I was sitting on the stool next to the ice-cream counter, waiting for the next car to drive up to the tanks. The air conditioning inside the store had kept the place cool despite the morning sun which shone directly into the storefront.
After a while, the bell rang to signify that there was a car at the tanks, and I looked up to see a middle class family sitting in a car on the inside set of tanks, heading toward Wilmington and the beaches. As I stepped off the stool to head outside, a man stumbled out of the driver’s seat and reached his arms far into the sky in a hearty stretch of his back. His wife followed him out of the car on the passenger side and then opened the back door to let out three little white haired boys.
I was now halfway to the tanks and the lady asked me about the bathrooms. I told her to ask my dad for the key at the register and then asked her husband “Fill her up?” He nodded in agreement. I took the hose and proceeded around to the license tag holder and pulled it down to reveal the gas tank lid.

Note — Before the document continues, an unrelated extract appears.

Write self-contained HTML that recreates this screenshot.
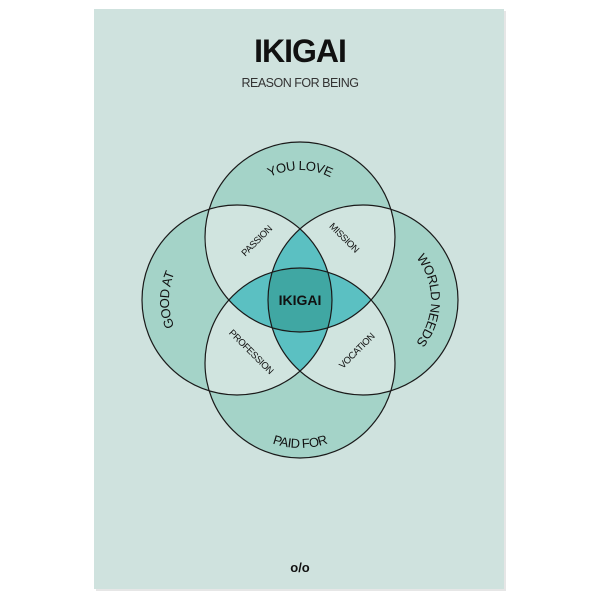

After the gas was flowing, I checked the oil and washed the windshield, by which time the woman and her kids had completed the bathroom portion of their visit to my hometown and had headed inside for snacks. I found them buying ice-cream bars when I handed my dad a twenty and told him to take out $11.50 for the gas their dad had just purchased.
I resumed my perch on the stool and looked at how neatly dressed the kids were. It caused me to examine myself. My t-shirt was standard white, but filled with holes and oil stains. My pants were a pair of yellow-and-green plaid pants that I refused to wear to school, and so they had become my work uniform. A bit too tight and likewise covered in oil stains, they must have made quite the impression on this lady from Ohio. If my clothes didn’t, my hair likely did. I had parted my hair on the left, and from that part line, it curled and writhed its way upwards and away, giving my head the rough shape of a melon that had had a section removed.
When all the kids had been supplied with their snacks, they were marched back out to the car and everyone climbed back inside to resume their vacation in the sunny South. Then came hesitation. The car had been started, but it was idling in the lot as the woman was busily talking and groping around on the seat surrounding her.
The door to her car opened and she stepped back out. She walked back in to the store and quite deliberately up to me. I looked up at her and thought, “Can I help you?”, but she reached out her hand. I looked and realized she was handing me a $5 bill. I took it and looked up. Her face was full of compassion as if she has just walked upon a dying animal. She smiled, nodded and turned on her heels, walking out the door, back to her car and off to finish her vacation. I never saw her again, nor learned who she was.
I used to think of this story and laugh that I had been treated as an orphan in the hollers of some Yankee myth about the South, but I couldn’t imagine that this lady mistook me as someone in need. Obviously she was overly sensitive. With time, though, I understood that she saw through me, perhaps, to the part of me that was desperate for anything.